→ **SHORT PROBLEM**: Your task is to transcribe all the entries exactly, excluding pictures.

-- BEGIN --

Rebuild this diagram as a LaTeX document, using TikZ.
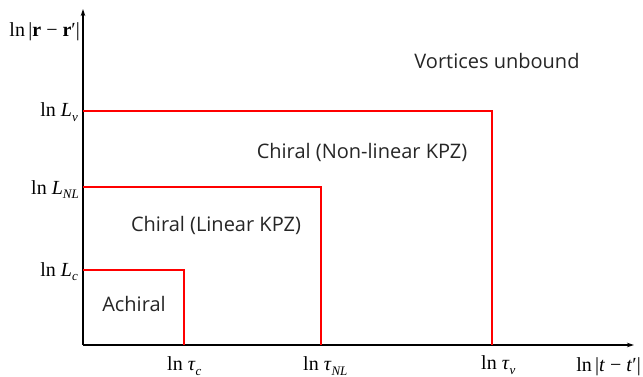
\documentclass[tikz,border=0pt]{standalone}
\usepackage{fontspec}
\setmainfont{Liberation Serif}
\newfontfamily\regionfont{Open Sans}
\usetikzlibrary{arrows.meta}
\newcommand{\lowsub}[1]{\raisebox{-5pt}{\fontsize{13}{13}\selectfont\textit{#1}}}
\tikzset{
  axis/.style={line width=1.2pt, -{Stealth[length=7pt,width=4.5pt]}},
  bound/.style={line width=1.2pt, red},
  lbl/.style={font=\fontsize{20}{24}\selectfont, inner sep=0pt},
  region/.style={font=\regionfont\fontsize{20}{24}\selectfont, text=black!85, inner sep=0pt}
}
\begin{document}
\begin{tikzpicture}[x=1pt,y=-1pt]
\useasboundingbox (0,0) rectangle (643,377);
\coordinate (O) at (83,345);
\coordinate (ytop) at (83,9);
\coordinate (xend) at (634,345);
\draw[axis] (O) -- (ytop);
\draw[axis] (O) -- (xend);
% boundaries
\coordinate (Lc) at (83,270);
\coordinate (Ac) at (184,270);
\coordinate (tc) at (184,345);
\coordinate (LNL) at (83,187);
\coordinate (ANL) at (321,187);
\coordinate (tNL) at (321,345);
\coordinate (Lv) at (83,111);
\coordinate (Av) at (492,111);
\coordinate (tv) at (492,345);
\draw[bound] (Lc) -- (Ac) -- (tc);
\draw[bound] (LNL) -- (ANL) -- (tNL);
\draw[bound] (Lv) -- (Av) -- (tv);
% axis labels
\node[lbl, anchor=base east] (ylab) at (80,37) {ln\,|\textbf{r} − \textbf{r}′|};
\node[lbl, anchor=base east] (xlab) at (641,371) {ln\,|\textit{t} − \textit{t}′|};
\node[lbl, anchor=base east] (yLv) at (78,117) {ln \textit{L}\lowsub{v}};
\node[lbl, anchor=base east] (yLNL) at (79,194) {ln \textit{L}\lowsub{NL}};
\node[lbl, anchor=base east] (yLc) at (78,276) {ln \textit{L}\lowsub{c}};
\node[lbl, anchor=base west] (xtc) at (167,370) {ln \textit{τ}\lowsub{c}};
\node[lbl, anchor=base west] (xtNL) at (303,370) {ln \textit{τ}\lowsub{NL}};
\node[lbl, anchor=base west] (xtv) at (481,369) {ln \textit{τ}\lowsub{v}};
% regions
\node[region] (vu) at (497,61) {Vortices unbound};
\node[region] (cnl) at (362,152) {Chiral (Non-linear KPZ)};
\node[region] (cl) at (216,225) {Chiral (Linear KPZ)};
\node[region] (ach) at (134,304) {Achiral};
\end{tikzpicture}
\end{document}
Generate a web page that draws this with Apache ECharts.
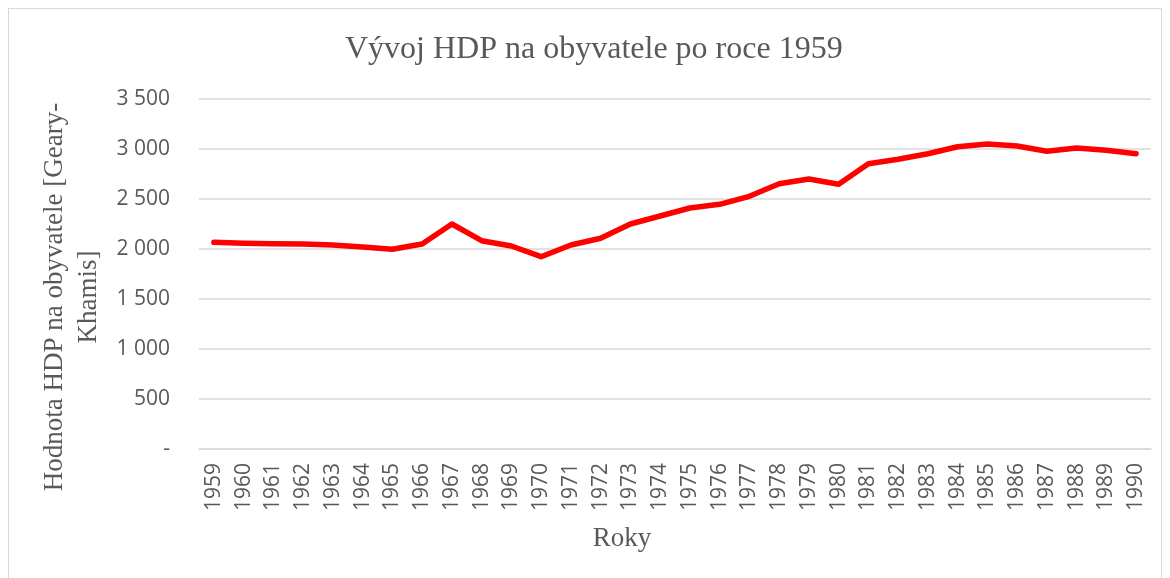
<!DOCTYPE html>
<html><head><meta charset="utf-8">
<script src="https://cdn.jsdelivr.net/npm/echarts@6/dist/echarts.min.js"></script>
<style>
html,body{margin:0;padding:0;background:#fff;}
#frame{position:absolute;left:8px;top:8px;width:1154px;height:580px;border:1.5px solid #d9d9d9;box-sizing:border-box;}
#c{position:absolute;left:0;top:0;width:1170px;height:578px;}
</style></head>
<body>
<div id="frame"></div>
<div id="c"></div>
<script>
const years = ['1959','1960','1961','1962','1963','1964','1965','1966','1967','1968','1969','1970','1971','1972','1973','1974','1975','1976','1977','1978','1979','1980','1981','1982','1983','1984','1985','1986','1987','1988','1989','1990'];
const gdp = [2067,2057,2053,2050,2040,2020,1997,2050,2250,2083,2030,1923,2040,2107,2250,2330,2410,2447,2527,2653,2700,2647,2853,2897,2953,3023,3050,3030,2977,3010,2987,2953];
const titleText = 'Vývoj HDP na obyvatele po roce 1959';
const yName = 'Hodnota HDP na obyvatele [Geary-\nKhamis]';
const xName = 'Roky';

const chart = echarts.init(document.getElementById('c'));
chart.setOption({
  animation:false,
  title:{text:titleText,left:340,top:29,textStyle:{fontFamily:'Liberation Serif',fontSize:32,fontWeight:'normal',color:'#595959'}},
  grid:{left:199,right:19,top:99,bottom:129},
  xAxis:{type:'category',data:years,boundaryGap:true,
    name:xName,nameLocation:'middle',nameGap:76,
    nameTextStyle:{fontFamily:'Liberation Serif',fontSize:27,color:'#595959',padding:[0,106,0,0]},
    axisLine:{show:true,lineStyle:{color:'#d9d9d9',width:1.5}},
    axisTick:{show:false},
    axisLabel:{rotate:90,interval:0,margin:14,fontFamily:'Open Sans',fontSize:21,color:'#595959'}},
  yAxis:{type:'value',min:0,max:3500,interval:500,
    name:yName,nameLocation:'middle',nameGap:86,
    nameTextStyle:{fontFamily:'Liberation Serif',fontSize:27,color:'#595959',lineHeight:34,padding:[0,46,0,0]},
    axisLine:{show:false},axisTick:{show:false},
    splitLine:{lineStyle:{color:'#d9d9d9',width:1.5}},
    axisLabel:{margin:29,fontFamily:'Open Sans',fontSize:21,color:'#595959',
      formatter:v=> v===0?'-':String(v).replace(/\B(?=(\d{3})+(?!\d))/g,' ')}},
  series:[{type:'line',data:gdp,symbol:'none',lineStyle:{color:'#ff0000',width:5.5,cap:'round',join:'round'}}]
});
</script>
</body></html>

-- END --

→ **WRITTEN RESPONSE**:
Rebuild this diagram as a LaTeX document, using TikZ.
\documentclass[tikz,border=0pt]{standalone}
\usepackage{fontspec}
\setmainfont{Liberation Serif}
\newfontfamily\regionfont{Open Sans}
\usetikzlibrary{arrows.meta}
\newcommand{\lowsub}[1]{\raisebox{-5pt}{\fontsize{13}{13}\selectfont\textit{#1}}}
\tikzset{
  axis/.style={line width=1.2pt, -{Stealth[length=7pt,width=4.5pt]}},
  bound/.style={line width=1.2pt, red},
  lbl/.style={font=\fontsize{20}{24}\selectfont, inner sep=0pt},
  region/.style={font=\regionfont\fontsize{20}{24}\selectfont, text=black!85, inner sep=0pt}
}
\begin{document}
\begin{tikzpicture}[x=1pt,y=-1pt]
\useasboundingbox (0,0) rectangle (643,377);
\coordinate (O) at (83,345);
\coordinate (ytop) at (83,9);
\coordinate (xend) at (634,345);
\draw[axis] (O) -- (ytop);
\draw[axis] (O) -- (xend);
% boundaries
\coordinate (Lc) at (83,270);
\coordinate (Ac) at (184,270);
\coordinate (tc) at (184,345);
\coordinate (LNL) at (83,187);
\coordinate (ANL) at (321,187);
\coordinate (tNL) at (321,345);
\coordinate (Lv) at (83,111);
\coordinate (Av) at (492,111);
\coordinate (tv) at (492,345);
\draw[bound] (Lc) -- (Ac) -- (tc);
\draw[bound] (LNL) -- (ANL) -- (tNL);
\draw[bound] (Lv) -- (Av) -- (tv);
% axis labels
\node[lbl, anchor=base east] (ylab) at (80,37) {ln\,|\textbf{r} − \textbf{r}′|};
\node[lbl, anchor=base east] (xlab) at (641,371) {ln\,|\textit{t} − \textit{t}′|};
\node[lbl, anchor=base east] (yLv) at (78,117) {ln \textit{L}\lowsub{v}};
\node[lbl, anchor=base east] (yLNL) at (79,194) {ln \textit{L}\lowsub{NL}};
\node[lbl, anchor=base east] (yLc) at (78,276) {ln \textit{L}\lowsub{c}};
\node[lbl, anchor=base west] (xtc) at (167,370) {ln \textit{τ}\lowsub{c}};
\node[lbl, anchor=base west] (xtNL) at (303,370) {ln \textit{τ}\lowsub{NL}};
\node[lbl, anchor=base west] (xtv) at (481,369) {ln \textit{τ}\lowsub{v}};
% regions
\node[region] (vu) at (497,61) {Vortices unbound};
\node[region] (cnl) at (362,152) {Chiral (Non-linear KPZ)};
\node[region] (cl) at (216,225) {Chiral (Linear KPZ)};
\node[region] (ach) at (134,304) {Achiral};
\end{tikzpicture}
\end{document}
Generate a web page that draws this with Apache ECharts.
<!DOCTYPE html>
<html><head><meta charset="utf-8">
<script src="https://cdn.jsdelivr.net/npm/echarts@6/dist/echarts.min.js"></script>
<style>
html,body{margin:0;padding:0;background:#fff;}
#frame{position:absolute;left:8px;top:8px;width:1154px;height:580px;border:1.5px solid #d9d9d9;box-sizing:border-box;}
#c{position:absolute;left:0;top:0;width:1170px;height:578px;}
</style></head>
<body>
<div id="frame"></div>
<div id="c"></div>
<script>
const years = ['1959','1960','1961','1962','1963','1964','1965','1966','1967','1968','1969','1970','1971','1972','1973','1974','1975','1976','1977','1978','1979','1980','1981','1982','1983','1984','1985','1986','1987','1988','1989','1990'];
const gdp = [2067,2057,2053,2050,2040,2020,1997,2050,2250,2083,2030,1923,2040,2107,2250,2330,2410,2447,2527,2653,2700,2647,2853,2897,2953,3023,3050,3030,2977,3010,2987,2953];
const titleText = 'Vývoj HDP na obyvatele po roce 1959';
const yName = 'Hodnota HDP na obyvatele [Geary-\nKhamis]';
const xName = 'Roky';

const chart = echarts.init(document.getElementById('c'));
chart.setOption({
  animation:false,
  title:{text:titleText,left:340,top:29,textStyle:{fontFamily:'Liberation Serif',fontSize:32,fontWeight:'normal',color:'#595959'}},
  grid:{left:199,right:19,top:99,bottom:129},
  xAxis:{type:'category',data:years,boundaryGap:true,
    name:xName,nameLocation:'middle',nameGap:76,
    nameTextStyle:{fontFamily:'Liberation Serif',fontSize:27,color:'#595959',padding:[0,106,0,0]},
    axisLine:{show:true,lineStyle:{color:'#d9d9d9',width:1.5}},
    axisTick:{show:false},
    axisLabel:{rotate:90,interval:0,margin:14,fontFamily:'Open Sans',fontSize:21,color:'#595959'}},
  yAxis:{type:'value',min:0,max:3500,interval:500,
    name:yName,nameLocation:'middle',nameGap:86,
    nameTextStyle:{fontFamily:'Liberation Serif',fontSize:27,color:'#595959',lineHeight:34,padding:[0,46,0,0]},
    axisLine:{show:false},axisTick:{show:false},
    splitLine:{lineStyle:{color:'#d9d9d9',width:1.5}},
    axisLabel:{margin:29,fontFamily:'Open Sans',fontSize:21,color:'#595959',
      formatter:v=> v===0?'-':String(v).replace(/\B(?=(\d{3})+(?!\d))/g,' ')}},
  series:[{type:'line',data:gdp,symbol:'none',lineStyle:{color:'#ff0000',width:5.5,cap:'round',join:'round'}}]
});
</script>
</body></html>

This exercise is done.